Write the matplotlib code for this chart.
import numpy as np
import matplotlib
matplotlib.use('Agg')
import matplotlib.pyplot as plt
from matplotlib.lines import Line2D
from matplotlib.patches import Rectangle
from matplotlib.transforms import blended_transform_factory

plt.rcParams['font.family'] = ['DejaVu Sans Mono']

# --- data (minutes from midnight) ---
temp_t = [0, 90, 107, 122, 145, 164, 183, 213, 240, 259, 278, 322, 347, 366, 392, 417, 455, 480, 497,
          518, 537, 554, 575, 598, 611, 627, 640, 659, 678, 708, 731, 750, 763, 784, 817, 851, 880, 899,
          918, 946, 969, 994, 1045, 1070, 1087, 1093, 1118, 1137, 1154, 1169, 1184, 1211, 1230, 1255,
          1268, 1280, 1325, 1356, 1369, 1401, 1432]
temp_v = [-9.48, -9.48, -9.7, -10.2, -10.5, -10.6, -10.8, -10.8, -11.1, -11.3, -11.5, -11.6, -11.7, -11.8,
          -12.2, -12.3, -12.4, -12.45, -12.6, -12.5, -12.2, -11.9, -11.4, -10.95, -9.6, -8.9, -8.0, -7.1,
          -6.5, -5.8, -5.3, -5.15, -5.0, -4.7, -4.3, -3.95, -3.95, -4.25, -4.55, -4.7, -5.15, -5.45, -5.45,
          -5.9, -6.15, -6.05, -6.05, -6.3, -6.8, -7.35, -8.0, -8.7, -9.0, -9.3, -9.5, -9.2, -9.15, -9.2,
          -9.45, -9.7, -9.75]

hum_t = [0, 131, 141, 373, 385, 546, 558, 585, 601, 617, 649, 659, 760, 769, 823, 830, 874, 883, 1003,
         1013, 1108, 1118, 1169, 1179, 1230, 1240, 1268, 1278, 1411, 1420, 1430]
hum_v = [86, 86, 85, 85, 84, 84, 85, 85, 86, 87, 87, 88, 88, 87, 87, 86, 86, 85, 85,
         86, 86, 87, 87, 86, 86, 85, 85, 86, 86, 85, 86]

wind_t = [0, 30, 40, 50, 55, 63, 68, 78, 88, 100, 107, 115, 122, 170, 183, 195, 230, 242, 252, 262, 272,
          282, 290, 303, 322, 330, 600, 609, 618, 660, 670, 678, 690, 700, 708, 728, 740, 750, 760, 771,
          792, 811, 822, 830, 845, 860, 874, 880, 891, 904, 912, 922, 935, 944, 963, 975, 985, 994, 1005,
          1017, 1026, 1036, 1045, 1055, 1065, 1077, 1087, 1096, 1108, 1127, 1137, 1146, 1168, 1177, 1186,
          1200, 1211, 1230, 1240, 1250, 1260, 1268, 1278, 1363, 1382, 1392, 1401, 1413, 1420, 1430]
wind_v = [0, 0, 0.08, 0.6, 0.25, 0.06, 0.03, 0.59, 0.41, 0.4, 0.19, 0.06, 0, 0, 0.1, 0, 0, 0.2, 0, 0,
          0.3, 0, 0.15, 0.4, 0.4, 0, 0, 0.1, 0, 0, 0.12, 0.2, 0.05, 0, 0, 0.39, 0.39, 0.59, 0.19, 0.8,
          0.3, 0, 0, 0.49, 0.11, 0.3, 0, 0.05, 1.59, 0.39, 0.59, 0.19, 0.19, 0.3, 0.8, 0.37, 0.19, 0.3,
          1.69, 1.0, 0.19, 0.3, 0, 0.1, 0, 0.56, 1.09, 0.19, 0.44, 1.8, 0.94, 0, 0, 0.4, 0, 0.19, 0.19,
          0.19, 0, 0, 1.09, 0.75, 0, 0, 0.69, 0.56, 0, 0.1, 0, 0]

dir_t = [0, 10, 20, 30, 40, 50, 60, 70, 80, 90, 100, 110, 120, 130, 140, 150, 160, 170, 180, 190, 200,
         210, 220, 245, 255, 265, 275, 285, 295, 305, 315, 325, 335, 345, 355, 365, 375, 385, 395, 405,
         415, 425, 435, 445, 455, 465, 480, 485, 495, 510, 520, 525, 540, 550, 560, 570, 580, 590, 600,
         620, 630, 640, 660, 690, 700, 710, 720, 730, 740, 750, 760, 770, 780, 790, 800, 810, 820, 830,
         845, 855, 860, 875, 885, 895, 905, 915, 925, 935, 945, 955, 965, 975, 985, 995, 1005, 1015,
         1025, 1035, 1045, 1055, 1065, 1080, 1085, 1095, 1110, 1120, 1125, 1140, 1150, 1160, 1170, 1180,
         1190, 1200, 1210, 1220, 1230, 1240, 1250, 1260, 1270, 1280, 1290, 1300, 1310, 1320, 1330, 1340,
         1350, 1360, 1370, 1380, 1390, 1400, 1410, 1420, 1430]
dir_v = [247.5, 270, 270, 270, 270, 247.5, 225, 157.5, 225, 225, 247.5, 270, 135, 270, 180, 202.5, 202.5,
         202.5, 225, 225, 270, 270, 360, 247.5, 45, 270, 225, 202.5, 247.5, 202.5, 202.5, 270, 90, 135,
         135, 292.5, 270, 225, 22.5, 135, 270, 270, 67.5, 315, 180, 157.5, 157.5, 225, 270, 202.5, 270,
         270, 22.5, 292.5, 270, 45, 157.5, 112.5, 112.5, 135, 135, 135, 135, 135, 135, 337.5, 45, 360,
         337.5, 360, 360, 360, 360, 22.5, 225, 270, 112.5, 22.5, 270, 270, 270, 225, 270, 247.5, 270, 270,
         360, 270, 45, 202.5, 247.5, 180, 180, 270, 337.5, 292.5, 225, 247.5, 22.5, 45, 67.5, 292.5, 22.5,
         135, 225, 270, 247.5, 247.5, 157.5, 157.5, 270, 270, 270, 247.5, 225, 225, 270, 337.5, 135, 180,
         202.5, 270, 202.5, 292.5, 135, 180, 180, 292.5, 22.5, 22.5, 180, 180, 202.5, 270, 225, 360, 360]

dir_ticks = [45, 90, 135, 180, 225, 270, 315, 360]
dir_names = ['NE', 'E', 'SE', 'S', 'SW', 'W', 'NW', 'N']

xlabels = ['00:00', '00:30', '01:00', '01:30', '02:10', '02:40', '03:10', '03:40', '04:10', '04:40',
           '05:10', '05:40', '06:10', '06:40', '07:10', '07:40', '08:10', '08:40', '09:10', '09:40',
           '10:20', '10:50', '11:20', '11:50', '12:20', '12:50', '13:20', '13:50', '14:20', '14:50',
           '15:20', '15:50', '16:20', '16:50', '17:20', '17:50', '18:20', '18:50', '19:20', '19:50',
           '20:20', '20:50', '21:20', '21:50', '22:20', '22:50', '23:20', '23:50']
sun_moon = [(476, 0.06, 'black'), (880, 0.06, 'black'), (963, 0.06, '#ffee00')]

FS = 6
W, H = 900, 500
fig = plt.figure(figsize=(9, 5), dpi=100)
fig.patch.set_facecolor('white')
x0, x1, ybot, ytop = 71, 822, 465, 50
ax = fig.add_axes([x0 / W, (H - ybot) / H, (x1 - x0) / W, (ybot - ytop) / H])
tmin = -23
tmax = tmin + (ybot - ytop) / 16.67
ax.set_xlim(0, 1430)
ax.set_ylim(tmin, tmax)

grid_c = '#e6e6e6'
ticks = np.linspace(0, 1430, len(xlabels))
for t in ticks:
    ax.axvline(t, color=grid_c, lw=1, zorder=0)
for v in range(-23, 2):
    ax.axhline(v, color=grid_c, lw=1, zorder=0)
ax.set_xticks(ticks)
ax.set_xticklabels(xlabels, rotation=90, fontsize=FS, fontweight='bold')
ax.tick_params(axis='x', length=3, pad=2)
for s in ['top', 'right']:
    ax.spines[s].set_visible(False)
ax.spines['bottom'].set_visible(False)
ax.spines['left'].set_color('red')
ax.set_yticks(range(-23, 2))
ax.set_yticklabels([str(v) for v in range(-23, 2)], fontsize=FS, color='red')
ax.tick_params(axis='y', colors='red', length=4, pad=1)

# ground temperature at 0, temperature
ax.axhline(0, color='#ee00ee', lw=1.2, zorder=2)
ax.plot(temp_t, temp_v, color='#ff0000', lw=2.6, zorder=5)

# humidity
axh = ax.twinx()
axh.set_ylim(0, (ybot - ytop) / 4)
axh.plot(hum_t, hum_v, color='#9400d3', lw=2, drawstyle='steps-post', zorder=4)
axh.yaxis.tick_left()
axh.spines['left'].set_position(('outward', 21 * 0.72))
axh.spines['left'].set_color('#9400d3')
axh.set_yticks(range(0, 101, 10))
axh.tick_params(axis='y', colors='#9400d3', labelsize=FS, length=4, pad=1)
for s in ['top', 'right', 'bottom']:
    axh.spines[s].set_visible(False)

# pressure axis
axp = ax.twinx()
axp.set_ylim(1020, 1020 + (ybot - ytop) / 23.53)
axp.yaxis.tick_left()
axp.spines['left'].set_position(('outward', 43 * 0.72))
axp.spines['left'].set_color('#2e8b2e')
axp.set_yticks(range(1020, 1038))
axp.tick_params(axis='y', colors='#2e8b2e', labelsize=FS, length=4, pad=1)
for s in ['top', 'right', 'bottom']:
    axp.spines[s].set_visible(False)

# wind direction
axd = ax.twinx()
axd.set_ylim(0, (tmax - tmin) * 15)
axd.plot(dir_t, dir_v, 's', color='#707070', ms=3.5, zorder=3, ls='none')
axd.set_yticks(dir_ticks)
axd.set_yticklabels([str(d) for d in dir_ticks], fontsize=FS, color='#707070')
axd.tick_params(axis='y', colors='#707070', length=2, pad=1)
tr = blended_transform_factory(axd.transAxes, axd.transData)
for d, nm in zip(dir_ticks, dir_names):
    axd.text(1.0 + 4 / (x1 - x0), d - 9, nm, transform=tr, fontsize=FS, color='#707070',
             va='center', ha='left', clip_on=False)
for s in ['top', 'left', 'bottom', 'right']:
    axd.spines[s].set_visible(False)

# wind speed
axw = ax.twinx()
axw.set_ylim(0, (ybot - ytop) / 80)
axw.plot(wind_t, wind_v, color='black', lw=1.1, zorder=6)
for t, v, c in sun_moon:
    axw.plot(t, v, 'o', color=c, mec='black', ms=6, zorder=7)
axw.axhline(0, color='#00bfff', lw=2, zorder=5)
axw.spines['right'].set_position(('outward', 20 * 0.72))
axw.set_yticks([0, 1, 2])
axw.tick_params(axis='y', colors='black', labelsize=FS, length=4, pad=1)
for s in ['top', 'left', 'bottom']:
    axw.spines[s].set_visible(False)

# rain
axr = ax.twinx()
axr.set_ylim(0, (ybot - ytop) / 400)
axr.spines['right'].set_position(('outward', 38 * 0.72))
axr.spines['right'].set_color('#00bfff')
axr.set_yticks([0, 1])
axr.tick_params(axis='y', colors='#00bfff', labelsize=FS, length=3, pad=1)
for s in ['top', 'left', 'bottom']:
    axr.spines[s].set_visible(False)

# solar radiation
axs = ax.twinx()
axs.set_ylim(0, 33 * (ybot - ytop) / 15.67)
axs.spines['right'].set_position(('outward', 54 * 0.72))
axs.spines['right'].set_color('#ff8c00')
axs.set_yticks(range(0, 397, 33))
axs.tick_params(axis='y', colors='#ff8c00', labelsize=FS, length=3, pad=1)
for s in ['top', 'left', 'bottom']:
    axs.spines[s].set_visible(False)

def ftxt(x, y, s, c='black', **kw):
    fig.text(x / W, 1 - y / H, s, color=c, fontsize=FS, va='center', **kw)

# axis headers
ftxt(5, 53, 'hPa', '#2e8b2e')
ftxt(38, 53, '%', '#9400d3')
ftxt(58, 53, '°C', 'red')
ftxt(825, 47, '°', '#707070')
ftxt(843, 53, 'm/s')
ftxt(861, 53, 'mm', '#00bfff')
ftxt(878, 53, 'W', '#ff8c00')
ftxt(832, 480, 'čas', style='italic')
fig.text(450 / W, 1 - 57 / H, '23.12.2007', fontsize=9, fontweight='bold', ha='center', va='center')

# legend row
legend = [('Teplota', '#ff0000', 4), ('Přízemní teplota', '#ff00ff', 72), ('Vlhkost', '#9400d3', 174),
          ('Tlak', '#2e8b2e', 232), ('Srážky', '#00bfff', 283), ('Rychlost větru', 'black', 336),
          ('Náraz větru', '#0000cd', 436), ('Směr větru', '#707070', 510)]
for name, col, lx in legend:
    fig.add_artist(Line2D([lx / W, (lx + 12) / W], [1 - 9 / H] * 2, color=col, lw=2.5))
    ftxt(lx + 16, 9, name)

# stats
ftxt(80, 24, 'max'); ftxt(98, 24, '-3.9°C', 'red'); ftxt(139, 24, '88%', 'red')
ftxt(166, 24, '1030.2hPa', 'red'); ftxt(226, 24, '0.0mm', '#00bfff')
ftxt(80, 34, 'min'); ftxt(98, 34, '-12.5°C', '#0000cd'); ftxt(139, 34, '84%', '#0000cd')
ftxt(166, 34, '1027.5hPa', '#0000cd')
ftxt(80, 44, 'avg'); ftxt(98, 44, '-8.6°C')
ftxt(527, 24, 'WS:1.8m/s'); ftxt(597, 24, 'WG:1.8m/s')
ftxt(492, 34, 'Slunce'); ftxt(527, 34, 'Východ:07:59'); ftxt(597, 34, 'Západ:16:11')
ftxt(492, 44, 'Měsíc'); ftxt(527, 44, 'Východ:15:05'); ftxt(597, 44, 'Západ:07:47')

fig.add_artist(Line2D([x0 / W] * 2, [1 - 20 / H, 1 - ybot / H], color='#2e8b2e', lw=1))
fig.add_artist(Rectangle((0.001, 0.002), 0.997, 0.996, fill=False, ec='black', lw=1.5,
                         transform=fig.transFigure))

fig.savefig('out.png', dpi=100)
● ● ● ●
--- Exercise objective ---
What you return should be the lines from the start of the data through the line with "from matplotlib.transforms import", quoted exactly and nothing more.

--- Output of the exercise ---
Write the matplotlib code for this chart.
import numpy as np
import matplotlib
matplotlib.use('Agg')
import matplotlib.pyplot as plt
from matplotlib.lines import Line2D
from matplotlib.patches import Rectangle
from matplotlib.transforms import blended_transform_factory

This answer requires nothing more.